Toyota Stadium — Wikimedia Commons
Photograph: NASA via Wikimedia Commons (Public domain)

Navigation will matter as much as marketing

Frisco’s challenge is not only to welcome visitors, but to make the city easy to move through. That means signage, parking guidance and clear directions could become just as important as promotional campaigns. Visitors who are unfamiliar with Collin County may need help getting from hotels to restaurants, from the stadium area to shopping centers, and from Frisco to the broader North Texas match-day network.

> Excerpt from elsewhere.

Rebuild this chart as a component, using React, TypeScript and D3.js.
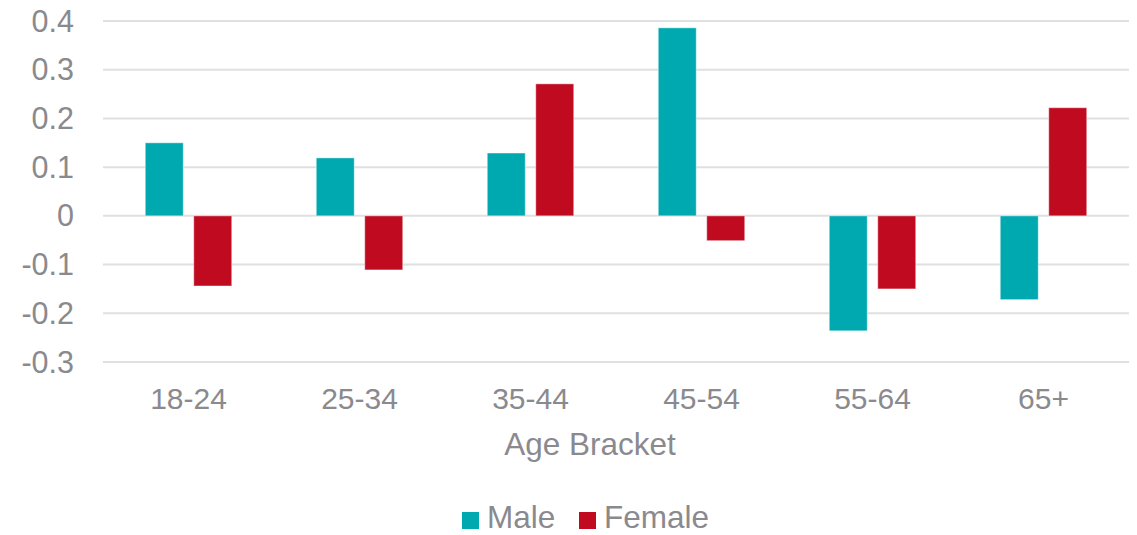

That need is amplified by the city’s role as a base camp rather than a host of official matches. Base camps pull in a different mix of people, including team staff, support personnel, media crews and fans hoping to catch a glimpse of the action. If Frisco handles that flow well, it can reinforce its identity as a sports destination. If it does not, the strain will be felt in everyday service businesses that already serve local residents.

The city is also reshaping public space around the tournament

The World Cup timeline is already affecting city planning. Frisco delayed the grand opening of Fourth Street Plaza until after the tournament because construction will not be finished in time. That decision shows how deeply the event is influencing civic operations, not just private business strategy.

It also underscores the broader stakes for the city’s sports-tourism brand. FC Dallas Stadium in Frisco has been officially designated as a FIFA World Cup 2026 Team Base Camp Training Site for Sweden, and FC Dallas has long tied the venue to a larger soccer ecosystem that includes the National Soccer Hall of Fame. Together, those pieces give Frisco a chance to present itself as a place where the soccer economy is not temporary, but part of the city’s long-term identity.

What this could mean for Collin County commerce

For Collin County, the World Cup is shaping up as a short, intense demand spike with longer-lasting branding value. The direct upside will likely be concentrated in the sectors most exposed to traveler spending: hotels, dining, shopping, rides and local entertainment. Businesses that can handle higher volumes, explain services clearly and adapt to international expectations may see the strongest benefit.

The bigger question is whether Frisco can convert a six-week burst of attention into a lasting commercial advantage. If the city’s businesses keep service smooth and navigation simple while Swedish players, staff and visitors are in town, the tournament could strengthen the perception that Frisco is ready for global traffic, not just local weekend crowds.